_Exercise instructions_
Across all the lines below, how many contain the string "chart"? Please reply with the number only.

_Records supplied_
# # # #
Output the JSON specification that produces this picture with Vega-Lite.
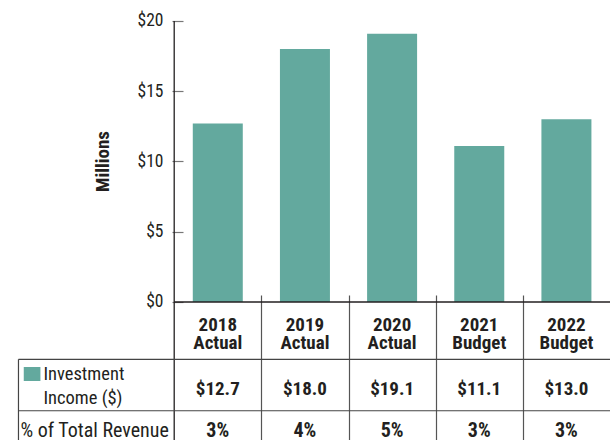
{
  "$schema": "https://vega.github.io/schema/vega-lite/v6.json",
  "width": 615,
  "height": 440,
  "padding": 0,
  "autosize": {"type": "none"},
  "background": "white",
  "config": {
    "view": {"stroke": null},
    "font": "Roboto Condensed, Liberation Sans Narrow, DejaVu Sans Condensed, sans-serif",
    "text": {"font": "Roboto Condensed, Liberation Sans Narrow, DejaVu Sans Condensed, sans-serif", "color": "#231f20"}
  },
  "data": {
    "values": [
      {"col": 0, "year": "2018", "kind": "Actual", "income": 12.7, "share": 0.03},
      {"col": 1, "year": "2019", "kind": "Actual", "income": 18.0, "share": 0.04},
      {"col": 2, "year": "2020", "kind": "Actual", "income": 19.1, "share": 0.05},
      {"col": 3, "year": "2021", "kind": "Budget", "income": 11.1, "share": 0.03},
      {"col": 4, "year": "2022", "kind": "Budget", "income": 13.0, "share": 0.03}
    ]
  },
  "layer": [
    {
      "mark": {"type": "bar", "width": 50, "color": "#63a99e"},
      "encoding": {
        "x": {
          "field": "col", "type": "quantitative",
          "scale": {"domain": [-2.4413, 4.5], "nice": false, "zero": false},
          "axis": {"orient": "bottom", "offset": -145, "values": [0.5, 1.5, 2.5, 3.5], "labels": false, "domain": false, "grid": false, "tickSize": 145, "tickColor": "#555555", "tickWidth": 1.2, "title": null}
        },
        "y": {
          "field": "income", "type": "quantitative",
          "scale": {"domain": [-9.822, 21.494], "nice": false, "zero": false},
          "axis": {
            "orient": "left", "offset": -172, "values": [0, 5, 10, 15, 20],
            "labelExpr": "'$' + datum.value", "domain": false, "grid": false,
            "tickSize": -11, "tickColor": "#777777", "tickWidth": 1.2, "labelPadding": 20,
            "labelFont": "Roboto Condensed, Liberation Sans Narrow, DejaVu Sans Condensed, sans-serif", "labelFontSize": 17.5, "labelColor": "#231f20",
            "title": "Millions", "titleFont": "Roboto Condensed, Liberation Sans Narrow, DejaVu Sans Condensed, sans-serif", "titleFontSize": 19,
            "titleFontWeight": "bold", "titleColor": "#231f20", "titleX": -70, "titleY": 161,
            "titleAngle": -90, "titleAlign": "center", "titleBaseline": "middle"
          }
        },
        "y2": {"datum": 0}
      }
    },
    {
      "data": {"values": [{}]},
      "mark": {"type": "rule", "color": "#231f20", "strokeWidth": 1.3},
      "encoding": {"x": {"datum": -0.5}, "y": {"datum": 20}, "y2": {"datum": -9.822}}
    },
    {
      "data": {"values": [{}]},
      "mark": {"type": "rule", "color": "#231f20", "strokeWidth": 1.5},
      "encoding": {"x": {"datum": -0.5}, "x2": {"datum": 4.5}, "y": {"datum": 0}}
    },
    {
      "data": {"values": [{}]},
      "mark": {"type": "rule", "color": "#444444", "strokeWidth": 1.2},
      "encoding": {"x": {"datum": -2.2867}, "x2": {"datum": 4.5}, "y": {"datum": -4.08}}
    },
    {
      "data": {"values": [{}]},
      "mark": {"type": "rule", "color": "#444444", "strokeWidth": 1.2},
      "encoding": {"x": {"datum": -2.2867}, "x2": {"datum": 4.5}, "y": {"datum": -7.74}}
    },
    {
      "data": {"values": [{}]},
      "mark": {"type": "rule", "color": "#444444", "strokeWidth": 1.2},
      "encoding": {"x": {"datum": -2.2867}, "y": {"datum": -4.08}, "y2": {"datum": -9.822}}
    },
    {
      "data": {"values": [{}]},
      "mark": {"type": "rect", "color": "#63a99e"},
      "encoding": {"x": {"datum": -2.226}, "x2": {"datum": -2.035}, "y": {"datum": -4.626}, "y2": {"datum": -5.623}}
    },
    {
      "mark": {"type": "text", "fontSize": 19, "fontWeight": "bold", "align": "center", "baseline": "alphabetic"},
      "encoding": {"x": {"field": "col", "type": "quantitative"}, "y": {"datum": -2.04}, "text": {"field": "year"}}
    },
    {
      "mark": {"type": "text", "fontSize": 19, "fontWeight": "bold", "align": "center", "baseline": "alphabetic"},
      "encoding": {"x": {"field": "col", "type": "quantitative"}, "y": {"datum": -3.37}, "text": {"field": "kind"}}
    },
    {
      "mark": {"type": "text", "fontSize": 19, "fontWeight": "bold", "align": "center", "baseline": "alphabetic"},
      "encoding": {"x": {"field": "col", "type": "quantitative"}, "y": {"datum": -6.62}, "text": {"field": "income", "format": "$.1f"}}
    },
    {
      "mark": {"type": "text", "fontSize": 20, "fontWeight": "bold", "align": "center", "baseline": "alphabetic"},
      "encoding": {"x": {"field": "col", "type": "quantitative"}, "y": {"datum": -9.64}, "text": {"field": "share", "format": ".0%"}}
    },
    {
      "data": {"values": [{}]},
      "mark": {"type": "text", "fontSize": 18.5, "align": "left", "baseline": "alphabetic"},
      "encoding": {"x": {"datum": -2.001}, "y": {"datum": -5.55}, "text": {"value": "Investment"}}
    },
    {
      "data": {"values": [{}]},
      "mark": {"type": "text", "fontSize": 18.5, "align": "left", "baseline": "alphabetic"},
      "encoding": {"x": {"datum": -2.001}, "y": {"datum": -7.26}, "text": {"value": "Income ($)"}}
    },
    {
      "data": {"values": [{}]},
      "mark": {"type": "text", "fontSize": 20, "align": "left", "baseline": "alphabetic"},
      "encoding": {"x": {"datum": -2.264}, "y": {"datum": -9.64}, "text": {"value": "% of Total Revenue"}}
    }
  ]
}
# # # #
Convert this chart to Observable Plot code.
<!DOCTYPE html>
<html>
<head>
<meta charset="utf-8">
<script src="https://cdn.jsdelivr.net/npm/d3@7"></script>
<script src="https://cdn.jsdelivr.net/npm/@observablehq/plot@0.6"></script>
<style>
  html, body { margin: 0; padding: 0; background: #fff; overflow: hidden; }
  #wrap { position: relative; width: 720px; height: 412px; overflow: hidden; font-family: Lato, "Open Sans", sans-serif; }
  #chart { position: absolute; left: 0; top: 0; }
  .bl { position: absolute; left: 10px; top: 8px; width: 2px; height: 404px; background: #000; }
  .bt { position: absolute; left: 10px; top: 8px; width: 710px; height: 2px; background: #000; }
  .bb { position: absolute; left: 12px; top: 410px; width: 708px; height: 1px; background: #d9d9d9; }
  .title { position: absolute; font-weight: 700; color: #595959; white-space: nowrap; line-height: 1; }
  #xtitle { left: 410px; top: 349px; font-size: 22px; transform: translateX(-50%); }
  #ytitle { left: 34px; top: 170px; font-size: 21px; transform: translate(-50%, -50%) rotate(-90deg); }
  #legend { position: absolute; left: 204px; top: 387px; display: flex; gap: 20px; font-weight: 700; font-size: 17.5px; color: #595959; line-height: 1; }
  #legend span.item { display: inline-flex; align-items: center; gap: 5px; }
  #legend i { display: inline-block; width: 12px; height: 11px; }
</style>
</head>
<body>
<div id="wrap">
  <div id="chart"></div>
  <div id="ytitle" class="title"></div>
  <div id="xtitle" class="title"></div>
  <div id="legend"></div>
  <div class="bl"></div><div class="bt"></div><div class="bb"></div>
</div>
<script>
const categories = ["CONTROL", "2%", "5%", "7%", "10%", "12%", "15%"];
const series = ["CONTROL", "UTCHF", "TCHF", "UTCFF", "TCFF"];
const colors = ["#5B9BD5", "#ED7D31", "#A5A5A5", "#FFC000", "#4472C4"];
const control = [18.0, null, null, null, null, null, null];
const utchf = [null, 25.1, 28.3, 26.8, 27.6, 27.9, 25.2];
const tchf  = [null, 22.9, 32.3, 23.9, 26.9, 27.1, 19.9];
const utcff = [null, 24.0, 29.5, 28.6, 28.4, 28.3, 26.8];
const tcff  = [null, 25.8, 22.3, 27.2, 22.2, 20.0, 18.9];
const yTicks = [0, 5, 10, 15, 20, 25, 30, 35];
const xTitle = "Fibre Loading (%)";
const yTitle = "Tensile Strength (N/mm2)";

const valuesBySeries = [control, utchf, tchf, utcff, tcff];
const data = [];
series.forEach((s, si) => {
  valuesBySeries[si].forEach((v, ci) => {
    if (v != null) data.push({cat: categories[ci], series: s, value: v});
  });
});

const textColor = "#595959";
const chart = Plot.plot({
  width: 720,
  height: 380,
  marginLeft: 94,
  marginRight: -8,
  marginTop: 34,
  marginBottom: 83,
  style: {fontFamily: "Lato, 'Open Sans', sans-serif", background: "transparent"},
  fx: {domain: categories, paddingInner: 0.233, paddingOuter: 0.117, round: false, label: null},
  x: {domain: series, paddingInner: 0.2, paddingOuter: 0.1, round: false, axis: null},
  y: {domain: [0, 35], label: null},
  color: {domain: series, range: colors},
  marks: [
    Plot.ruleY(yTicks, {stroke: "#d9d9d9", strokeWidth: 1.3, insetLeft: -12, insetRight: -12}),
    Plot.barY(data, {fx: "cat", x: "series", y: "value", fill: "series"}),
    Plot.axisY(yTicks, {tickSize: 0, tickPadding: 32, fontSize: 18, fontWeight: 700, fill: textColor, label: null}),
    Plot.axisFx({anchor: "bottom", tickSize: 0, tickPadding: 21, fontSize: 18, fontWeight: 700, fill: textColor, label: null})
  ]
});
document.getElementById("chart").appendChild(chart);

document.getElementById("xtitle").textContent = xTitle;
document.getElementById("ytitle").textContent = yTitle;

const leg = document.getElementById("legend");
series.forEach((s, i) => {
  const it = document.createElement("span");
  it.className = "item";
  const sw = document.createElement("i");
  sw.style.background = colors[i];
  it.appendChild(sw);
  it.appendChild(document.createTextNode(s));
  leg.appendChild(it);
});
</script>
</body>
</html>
# # # #
_Solution for this problem_
5